Les historiens Charles Mercier, de l’université de Bordeaux, et Philippe Portier du CNRS, ont dirigé une enquête sur le rapport des 18-30 ans à la laïcité. L'objectif était d'évaluer dans quelle mesure l'inscription ou non des jeunes dans un environnement globalisé a une incidence sur leur positionnement à l'égard de la laïcité française. Deux laboratoires de recherche français ont réalisé, avec l’institut Kantar, l’enquête, de ce domaine dit, « encore inexplorée ». Dans un entretien au Monde, les deux historiens donnent leur lecture de cette enquête. En substance, ils expliquent que la jeunesse, influencée par la mondialisation, est plus ouverte à l’expression des identités religieuses, et qu’ainsi, au regard de la laïcité « la tolérance des jeunes français est bien supérieure à celle de leurs ainés ». Ils en développeraient une conception plus « inclusive » nous dit-on. La formule en dit déjà beaucoup sur la façon d’en juger.
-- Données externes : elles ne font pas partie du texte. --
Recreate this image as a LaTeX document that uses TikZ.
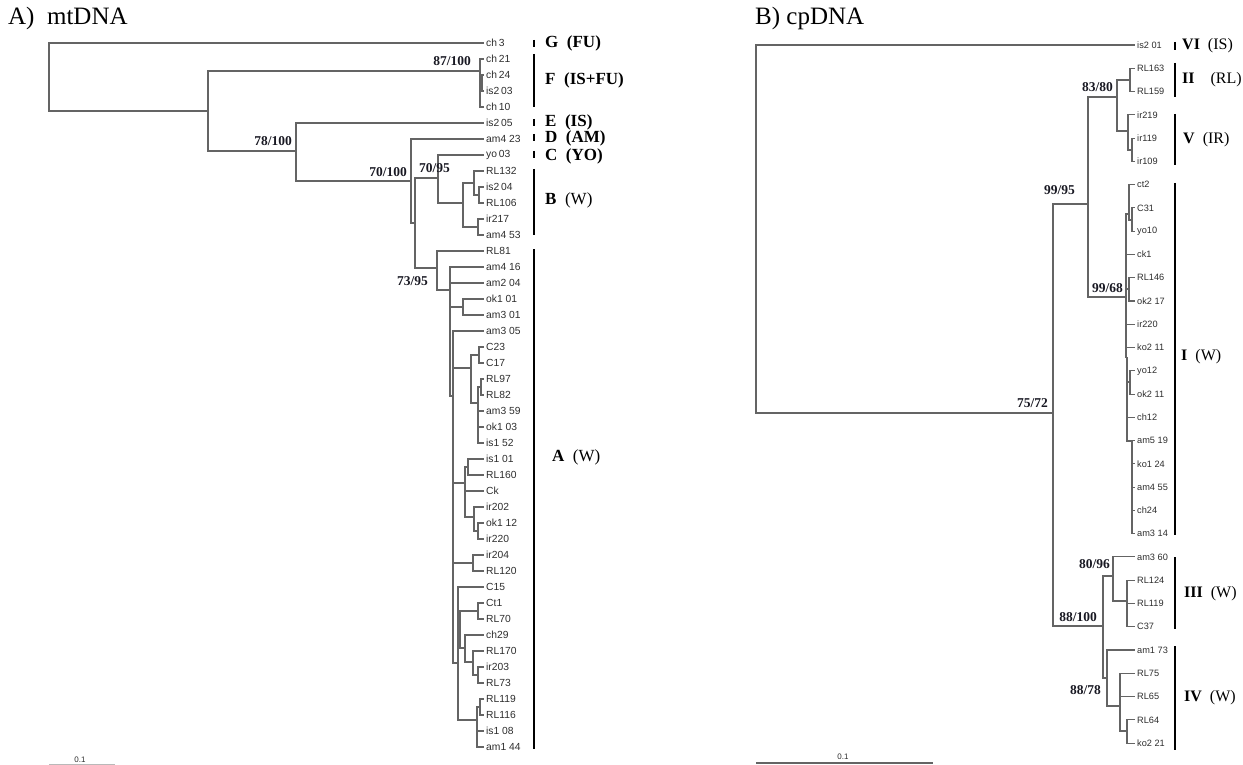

L’état de réceptivité et de compréhension de la laïcité, un enjeu biaisé

Les jeunes se disent à 52% sans religion, ce qui est interprété comme leur éloignement du religieux institutionnel, mais qui seraient en revanche, beaucoup plus libéraux vis-à-vis des manifestations religieuses individuelles, des signes religieux. Le principe de laïcité serait avant tout, pour 29% de « mettre toutes les religions sur un pied d'égalité », pour 27 % « la liberté de conscience des citoyens », pour 22% « séparer les religions de la sphère politique et de l’Etat », pour 15 % « faire reculer l’influence des religions ». On en déduit la tendance dominante à une « laïcité d’ouverture », passant par l’égalité entre les cultes. Ce que révèle surtout les questions posées, c’est la confusion ainsi créée envers la laïcité, étrangère à l’idée « d’égalité de traitement des religions » (concordat) autant qu’à la volonté de « recul » de celles-ci (athéisme). On oriente ainsi inévitablement les réponses au regard de ce qu’elle n’est pas. Selon l’enquête, 89 % des interrogés comprennent et connaissent bien le terme laïcité, mais au vu des réponses obtenues aux questions posées, on ne peut qu’en douter, à moins que l’on cherche effectivement à leur faire dire autre chose. Derrière cette idée de « mettre toutes les religions sur un pied d’égalité », on interroge quelque chose d’autre que la laïcité, la reconnaissance par l’Etat des communautés religieuses, le choix du multiculturalisme, en fait, son contraire. Un égal traitement des cultes par l’Etat l’engagerait à garantir leur entretien, rompant avec la séparation, et ainsi avec la protection de la liberté de conscience de tous, l’égalité entre les citoyens.

Concernant la tolérance aux signes religieux, pas de raz-de-marée. La question a été posée à des salariés d’entreprises privées, des agents du service public, des élèves de lycées publics. 44% en moyenne y sont favorables, 28% opposés, mais surtout, 25 % n’y sont ni favorables ni opposés. Ce qui souligne l’importance d’une transmission fidèle du principe de laïcité qui semble faire défaut pour se positionner. Selon l’enquête, un peu plus de deux tiers des jeunes Français pensent qu’elle devrait évoluer. Mais aucun consensus sur les modalités de cette évolution n'émerge : 35% de ceux qui le pensent souhaitent plus de tolérance envers l'expression des identités religieuses, mais en fait, 42% sont pour plus de fermeté.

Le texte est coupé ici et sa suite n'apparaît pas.